Enrico Berlinguer promosse, da sinistra, una politica coraggiosa e di grande impegno: l’austerità. Tale politica, diceva, «nasce dalla consapevolezza che occorre dare un senso e uno scopo a quella che è una scelta obbligata e duratura, e che, al tempo stesso, è una condizione di salvezza per i popoli dell’Occidente io ritengo in linea generale, ma, in modo particolare, per il popolo italiano. L’austerità non è un mero strumento di politica economica cui si debba ricorrere per superare una difficoltà temporanea, congiunturale, per poter consentire la ripresa e il ripristino dei vecchi meccanismi economici e sociali. Per noi l’austerità è il mezzo per contrastare alle radici e porre le basi del superamento di un sistema che è entrato in una crisi strutturale e di fondo, non congiunturale, di quel sistema i cui caratteri distintivi sono lo spreco e lo sperpero, l’esaltazione di particolarismi e dell’individualismo più sfrenati, del consumismo più dissennato».

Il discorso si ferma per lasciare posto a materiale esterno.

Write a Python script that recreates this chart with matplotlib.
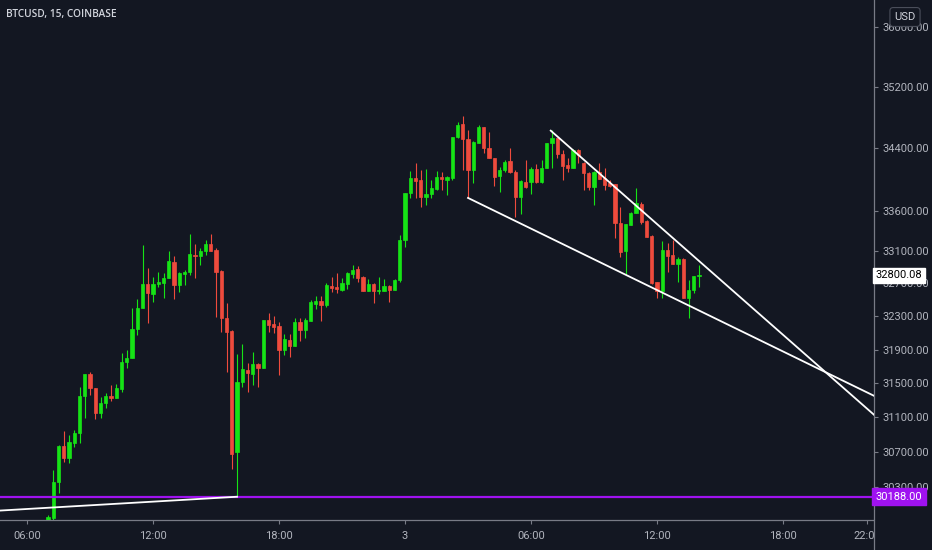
import matplotlib
matplotlib.use('Agg')
import matplotlib.pyplot as plt
import numpy as np
from matplotlib import font_manager
from matplotlib.ticker import FixedLocator, NullLocator, FuncFormatter
from matplotlib.transforms import blended_transform_factory
from matplotlib.patches import Rectangle
from matplotlib.lines import Line2D

# ---------------- data ----------------
title = 'BTCUSD, 15, COINBASE'
first_bar_hour = 7.0      # 07:00 on day 2 (hours counted from 00:00 of day 2)
bar_hours = 0.25          # 15-minute bars

opens = [29880, 29950, 30357, 30770, 30632, 30805, 30920, 31352, 31611, 31446,
         31153, 31270, 31352, 31328, 31434, 31753, 31801, 32149, 32403, 32695,
         32573, 32695, 32707, 32769, 32966, 32683, 32818, 32843, 33052, 33040,
         33102, 33189, 33114, 32855, 32281, 32125, 30701, 31516, 31658, 31611,
         31729, 31682, 32257, 32209, 32185, 31897, 32016, 31944, 32233, 32137,
         32245, 32451, 32488, 32439, 32671, 32659, 32622, 32695, 32818, 32880,
         32781, 32610, 32695, 32610, 32610, 32671, 32622, 32744, 33239, 33829,
         34020, 33994, 33779, 33817, 33880, 34033, 33994, 34020, 34547, 34715,
         34521, 34122, 34469, 34676, 34405, 34276, 34045, 34122, 34237, 34096,
         33779, 33969, 33969, 34135, 33969, 34147, 34469, 34534, 34327, 34186,
         34147, 34379, 34212, 34083, 33905, 34096, 34020, 33956, 33943, 33451,
         33102, 33426, 33577, 33690, 33476, 33289, 32720, 32610, 33114, 33052,
         32941, 33003, 32524, 32622, 32794]
highs = [29985, 30494, 30775, 30943, 30897, 30955, 31457, 31611, 31634, 31446,
         31340, 31387, 31481, 31493, 31861, 31897, 32403, 32512, 33177, 32892,
         32781, 32843, 32830, 33102, 33040, 32843, 32867, 33314, 33189, 33139,
         33239, 33314, 33139, 32867, 32464, 32137, 31849, 31969, 31741, 31873,
         31741, 32257, 32342, 32306, 32233, 32089, 32089, 32281, 32281, 32281,
         32500, 32549, 32549, 32707, 32781, 32830, 32769, 32843, 32929, 32917,
         32794, 32757, 32707, 32781, 32757, 32683, 32757, 33301, 33829, 34109,
         34212, 34122, 34135, 33994, 34109, 34096, 34045, 34547, 34741, 34819,
         34637, 34495, 34702, 34676, 34611, 34276, 34160, 34250, 34405, 34122,
         33994, 34250, 34160, 34199, 34250, 34469, 34637, 34534, 34379, 34276,
         34392, 34392, 34224, 34096, 34109, 34212, 34147, 33994, 33943, 33652,
         33439, 33589, 33892, 33716, 33489, 33301, 32720, 33226, 33201, 33239,
         33028, 33015, 32744, 32794, 32929]
lows = [29850, 29930, 30235, 30586, 30575, 30759, 30805, 31094, 31364, 31083,
        31094, 31211, 31293, 31328, 31399, 31682, 31801, 32077, 32403, 32221,
        32476, 32659, 32524, 32769, 32512, 32598, 32683, 32806, 32769, 32929,
        33052, 33102, 32293, 32113, 31634, 30505, 30188, 31457, 31399, 31481,
        31457, 31682, 32113, 32101, 31599, 31837, 31813, 31944, 32004, 32040,
        32245, 32391, 32245, 32415, 32598, 32585, 32610, 32634, 32769, 32720,
        32610, 32610, 32464, 32573, 32610, 32476, 32622, 32720, 33152, 33766,
        33766, 33652, 33677, 33766, 33867, 33867, 33804, 33994, 34534, 34122,
        33766, 33956, 34469, 34340, 34276, 33918, 33842, 34096, 34083, 33527,
        33564, 33892, 33817, 33956, 33956, 34147, 34147, 34276, 33994, 34096,
        34147, 34212, 33867, 33867, 33677, 34007, 33867, 33905, 33264, 33028,
        32818, 33426, 33577, 33439, 33276, 32695, 32524, 32524, 32843, 32941,
        32720, 32524, 32281, 32585, 32659]
closes = [29960, 30355, 30770, 30632, 30816, 30920, 31352, 31611, 31446, 31153,
          31270, 31352, 31328, 31446, 31753, 31801, 32149, 32403, 32695, 32585,
          32695, 32720, 32769, 32979, 32683, 32830, 32843, 33065, 33040, 33102,
          33189, 33102, 32843, 32281, 32113, 30678, 31516, 31670, 31623, 31729,
          31682, 32257, 32197, 32173, 31897, 32028, 31944, 32233, 32137, 32257,
          32476, 32488, 32439, 32683, 32647, 32634, 32707, 32830, 32867, 32769,
          32610, 32695, 32610, 32622, 32671, 32622, 32744, 33239, 33829, 34020,
          33981, 33779, 33817, 33892, 34033, 34007, 34033, 34547, 34702, 34521,
          34122, 34482, 34676, 34405, 34276, 34033, 34122, 34224, 34096, 33779,
          33981, 33905, 34135, 33969, 34147, 34469, 34534, 34327, 34173, 34147,
          34379, 34314, 34083, 33905, 34096, 34007, 33930, 33918, 33451, 33089,
          33439, 33577, 33703, 33464, 33276, 32707, 32610, 33114, 33040, 32941,
          33003, 32524, 32622, 32794, 32800.08]

xtick_hours = [6, 12, 18, 24, 30, 36, 42, 46]
xtick_labels = ['06:00', '12:00', '18:00', '3', '06:00', '12:00', '18:00', '22:00']
ytick_values = [36000, 35200, 34400, 33600, 33100, 32700, 32300, 31900,
                31500, 31100, 30700, 30300]

base_line_hours = [4.714, 16.0]
base_line_prices = [30032, 30188]
lower_line_hours = [27.0, 46.333]
lower_line_prices = [33766, 31352]
upper_line_hours = [30.94, 46.333]
upper_line_prices = [34628, 31130]
hline_price = 30188.00
last_price = 32800.08

x_range = (4.714, 46.333)
y_range = (29926, 36366)

# ---------------- style ----------------
BG = '#131722'
AXC = '#787b86'
TXT = '#b2b5be'
UP = '#16e316'
DOWN = '#ef4b3d'
PURPLE = '#9f12f0'

names = {f.name for f in font_manager.fontManager.ttflist}
label_font = 'Liberation Sans Narrow' if 'Liberation Sans Narrow' in names else 'Roboto'
plt.rcParams['font.family'] = [label_font, 'DejaVu Sans']
LS = 8 if label_font == 'Roboto' else 9

W, H = 932, 550
fig = plt.figure(figsize=(W / 100, H / 100), dpi=100, facecolor=BG)
ax = fig.add_axes([0, 30 / H, 874 / W, 520 / H], facecolor=BG)

o = np.array(opens, float); h = np.array(highs, float)
l = np.array(lows, float); c = np.array(closes, float)
t = first_bar_hour + bar_hours * np.arange(len(o))
cols = [UP if cc >= oo else DOWN for oo, cc in zip(o, c)]

ax.vlines(t, l, h, colors=cols, linewidth=0.8, zorder=3)
ax.bar(t, np.abs(c - o), bottom=np.minimum(o, c), width=0.165, color=cols,
       edgecolor=cols, linewidth=0.5, zorder=4)

ax.axhline(hline_price, color=PURPLE, linewidth=1.6, zorder=5)
ax.plot(base_line_hours, base_line_prices, color='white', linewidth=1.3, zorder=6)
ax.plot(lower_line_hours, lower_line_prices, color='white', linewidth=1.3, zorder=6)
ax.plot(upper_line_hours, upper_line_prices, color='white', linewidth=1.3, zorder=6)

ax.set_yscale('log')
ax.set_xlim(*x_range)
ax.set_ylim(*y_range)
ax.yaxis.set_major_locator(FixedLocator(ytick_values))
ax.yaxis.set_minor_locator(NullLocator())
ax.yaxis.set_major_formatter(FuncFormatter(lambda v, p: f'{v:.2f}'))
ax.yaxis.tick_right()
ax.set_xticks(xtick_hours, labels=xtick_labels)

for s in ['top', 'left']:
    ax.spines[s].set_visible(False)
for s in ['right', 'bottom']:
    ax.spines[s].set_color(AXC)
    ax.spines[s].set_linewidth(0.9)
ax.tick_params(axis='y', which='both', right=True, left=False, length=3, width=0.8,
               color=AXC, labelcolor=TXT, labelsize=LS, pad=3)
ax.tick_params(axis='x', length=3, width=0.8, color=AXC, labelcolor=TXT,
               labelsize=LS, pad=5)

tr = blended_transform_factory(ax.transAxes, ax.transData)
ax.text(1.0015, last_price, f'{last_price:.2f}', transform=tr, ha='left', va='center',
        fontsize=LS, color='black', clip_on=False, zorder=20,
        bbox=dict(boxstyle='square,pad=0.25', fc='white', ec='white'))
ax.text(1.0015, hline_price, f'{hline_price:.2f}', transform=tr, ha='left', va='center',
        fontsize=LS, color='white', clip_on=False, zorder=20,
        bbox=dict(boxstyle='square,pad=0.33', fc=PURPLE, ec=PURPLE))

# right price-scale panel covers the x labels beyond the plot
fig.patches.append(Rectangle((875 / W, 0), 1 - 875 / W, 30 / H, transform=fig.transFigure,
                             facecolor=BG, edgecolor='none', zorder=5))
fig.lines.append(Line2D([874 / W, 874 / W], [0, 30 / H], transform=fig.transFigure,
                        color=AXC, linewidth=0.9, zorder=6))

fig.text(6 / W, 1 - 15 / H, title, ha='left', va='center', fontsize=7.3,
         color='#d1d4dc', family=['Open Sans', 'DejaVu Sans'], fontweight='semibold')
fig.text(905 / W, 1 - 17 / H, 'USD', ha='center', va='center', fontsize=8, color='#d1d4dc',
         zorder=10,
         bbox=dict(boxstyle='round,pad=0.4,rounding_size=0.3', fc=BG, ec='#4a4e5a', lw=0.8))

fig.savefig('out.png', dpi=100, facecolor=BG)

La politica disegnata in quei primi anni Settanta da uno tra i più lungimiranti uomini politici della storia italiana raccontava di un protagonismo dei lavoratori e delle lavoratrici italiane che muovevano verso una profonda trasformazione della società. L’assumere nuove e più significative responsabilità e impegnarsi a sostenere gravosi sacrifici per difendere l’economia del Paese apriva loro la strada per guidare un processo di riforma dello stato che avrebbe garantito una ampia estensione dei diritti sociali e civili negli anni successivi. Il diritto alla salute, il diritto allo studio, il diritto alla casa e più di ogni altro il diritto al lavoro effettivamente riconosciuto ed equamente retribuito. Dalla austerity partì una politica progressiva e di sviluppo dell’intero Paese.

Purtroppo il monito berlingueriano non è stato seguito integralmente e per il tempo necessario alla trasformazione sociale e politica alla quale il segretario si riferiva, e ora siamo da capo con una classe dirigente squalificata e inadeguata a gestire l’emergenza e costruire il futuro. Il cambiamento è la condizione per uscire dalla tragica situazione di incertezza totale nella quale ci troviamo. Berlinguer quaranta anni fa sosteneva che all’austerità dovesse essere attribuito un forte significato di «rigore, efficienza, serietà, e giustizia; cioè il contrario di tutto ciò che abbiamo conosciuto - diceva - e che ci ha portato alla crisi gravissima che si manifesta in Italia in tutta la sua drammatica portata».

Esattamente ciò di cui anche oggi vi è assoluto urgente bisogno. Ora come allora a salvare questo Paese sono chiamati le lavoratrici e i lavoratori, l’imprenditoria, soprattutto piccola e piccolissima, moralmente sana, i giovani e le donne, gli studenti e i loro docenti più dedicati, gli intellettuali impegnati socialmente e politicamente e non perennemente sul mercato. Quella parte della società meno edonista e più austera, quella che prevalentemente guarda alla sinistra e alla cultura democratica e civilmente responsabile. Insomma quella società a cui apparteniamo e che ci appartiene.